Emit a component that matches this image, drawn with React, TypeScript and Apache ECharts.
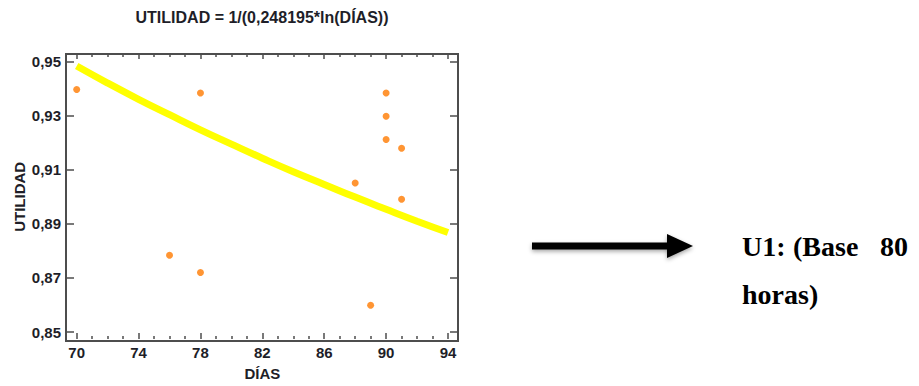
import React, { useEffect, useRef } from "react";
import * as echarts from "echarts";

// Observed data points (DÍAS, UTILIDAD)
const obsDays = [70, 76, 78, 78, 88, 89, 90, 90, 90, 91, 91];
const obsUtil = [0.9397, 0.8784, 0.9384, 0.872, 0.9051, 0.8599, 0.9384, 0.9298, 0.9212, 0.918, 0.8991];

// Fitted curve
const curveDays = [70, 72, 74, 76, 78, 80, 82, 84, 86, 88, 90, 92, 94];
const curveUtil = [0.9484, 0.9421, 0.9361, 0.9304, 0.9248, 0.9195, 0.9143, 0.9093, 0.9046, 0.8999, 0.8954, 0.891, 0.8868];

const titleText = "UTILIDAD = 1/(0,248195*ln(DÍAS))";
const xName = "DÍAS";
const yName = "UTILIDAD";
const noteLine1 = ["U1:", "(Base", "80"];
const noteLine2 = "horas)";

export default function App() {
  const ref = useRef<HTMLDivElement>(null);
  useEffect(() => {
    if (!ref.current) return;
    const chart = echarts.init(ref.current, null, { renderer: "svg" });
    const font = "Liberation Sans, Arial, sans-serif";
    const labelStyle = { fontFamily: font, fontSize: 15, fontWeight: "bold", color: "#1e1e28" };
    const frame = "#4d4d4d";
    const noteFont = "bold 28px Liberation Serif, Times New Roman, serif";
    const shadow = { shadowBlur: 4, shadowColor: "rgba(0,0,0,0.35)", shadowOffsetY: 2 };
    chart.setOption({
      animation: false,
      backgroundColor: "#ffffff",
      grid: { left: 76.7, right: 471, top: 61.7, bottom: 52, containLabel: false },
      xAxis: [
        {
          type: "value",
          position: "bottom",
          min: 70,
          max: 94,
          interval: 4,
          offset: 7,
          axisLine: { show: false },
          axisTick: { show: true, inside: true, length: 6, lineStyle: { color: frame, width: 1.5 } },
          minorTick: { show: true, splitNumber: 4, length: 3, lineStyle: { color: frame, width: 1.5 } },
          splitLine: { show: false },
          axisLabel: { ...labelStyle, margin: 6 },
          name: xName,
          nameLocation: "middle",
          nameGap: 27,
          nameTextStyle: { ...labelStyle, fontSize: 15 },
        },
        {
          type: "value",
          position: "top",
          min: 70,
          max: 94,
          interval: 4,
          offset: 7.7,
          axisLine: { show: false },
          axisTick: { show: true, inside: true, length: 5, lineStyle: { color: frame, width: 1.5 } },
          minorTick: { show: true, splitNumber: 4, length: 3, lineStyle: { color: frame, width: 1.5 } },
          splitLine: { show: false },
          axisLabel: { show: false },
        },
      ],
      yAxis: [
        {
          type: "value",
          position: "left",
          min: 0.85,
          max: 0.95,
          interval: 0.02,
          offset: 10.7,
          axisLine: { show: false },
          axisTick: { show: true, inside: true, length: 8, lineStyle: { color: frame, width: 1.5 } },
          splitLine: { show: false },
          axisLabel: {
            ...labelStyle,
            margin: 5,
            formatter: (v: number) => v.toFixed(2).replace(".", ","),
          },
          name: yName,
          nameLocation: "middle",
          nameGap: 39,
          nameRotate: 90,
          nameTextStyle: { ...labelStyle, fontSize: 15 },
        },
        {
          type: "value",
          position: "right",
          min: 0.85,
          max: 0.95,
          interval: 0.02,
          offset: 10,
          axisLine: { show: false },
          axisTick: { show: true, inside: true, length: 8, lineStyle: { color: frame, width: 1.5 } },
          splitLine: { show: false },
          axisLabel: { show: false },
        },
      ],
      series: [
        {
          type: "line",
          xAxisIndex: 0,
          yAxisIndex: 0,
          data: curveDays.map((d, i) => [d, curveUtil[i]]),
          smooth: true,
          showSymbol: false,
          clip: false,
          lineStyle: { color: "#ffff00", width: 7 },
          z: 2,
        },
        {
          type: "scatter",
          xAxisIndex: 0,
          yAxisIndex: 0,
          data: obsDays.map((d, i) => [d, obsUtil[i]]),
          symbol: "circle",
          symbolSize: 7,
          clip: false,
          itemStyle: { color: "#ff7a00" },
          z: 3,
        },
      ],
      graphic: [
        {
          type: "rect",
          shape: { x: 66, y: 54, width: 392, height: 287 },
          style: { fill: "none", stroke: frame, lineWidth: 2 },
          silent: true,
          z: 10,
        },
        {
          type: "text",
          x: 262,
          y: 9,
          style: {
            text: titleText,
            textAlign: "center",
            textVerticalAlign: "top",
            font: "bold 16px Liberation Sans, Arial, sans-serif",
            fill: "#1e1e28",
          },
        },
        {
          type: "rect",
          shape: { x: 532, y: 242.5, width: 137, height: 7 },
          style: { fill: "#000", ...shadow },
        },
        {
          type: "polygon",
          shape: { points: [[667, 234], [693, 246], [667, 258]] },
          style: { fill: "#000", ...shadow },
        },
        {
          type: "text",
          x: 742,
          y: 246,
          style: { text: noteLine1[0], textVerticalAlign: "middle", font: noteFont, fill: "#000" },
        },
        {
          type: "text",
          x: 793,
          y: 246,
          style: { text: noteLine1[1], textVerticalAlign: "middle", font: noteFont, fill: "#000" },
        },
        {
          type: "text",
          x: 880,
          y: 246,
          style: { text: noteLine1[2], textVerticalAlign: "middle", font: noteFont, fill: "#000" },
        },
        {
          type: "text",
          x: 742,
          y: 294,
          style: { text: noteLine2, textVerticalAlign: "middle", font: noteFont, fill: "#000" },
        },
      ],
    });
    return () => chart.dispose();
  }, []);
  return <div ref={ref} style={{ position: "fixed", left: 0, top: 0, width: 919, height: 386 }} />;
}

### EXERCISE OBJECTIVE:
The lines from the top of the data above through the one holding "import * as" are to be repeated exactly, and only those, with no pictures.

### SOLUTION TO THE EXERCISE:
Emit a component that matches this image, drawn with React, TypeScript and Apache ECharts.
import React, { useEffect, useRef } from "react";
import * as echarts from "echarts";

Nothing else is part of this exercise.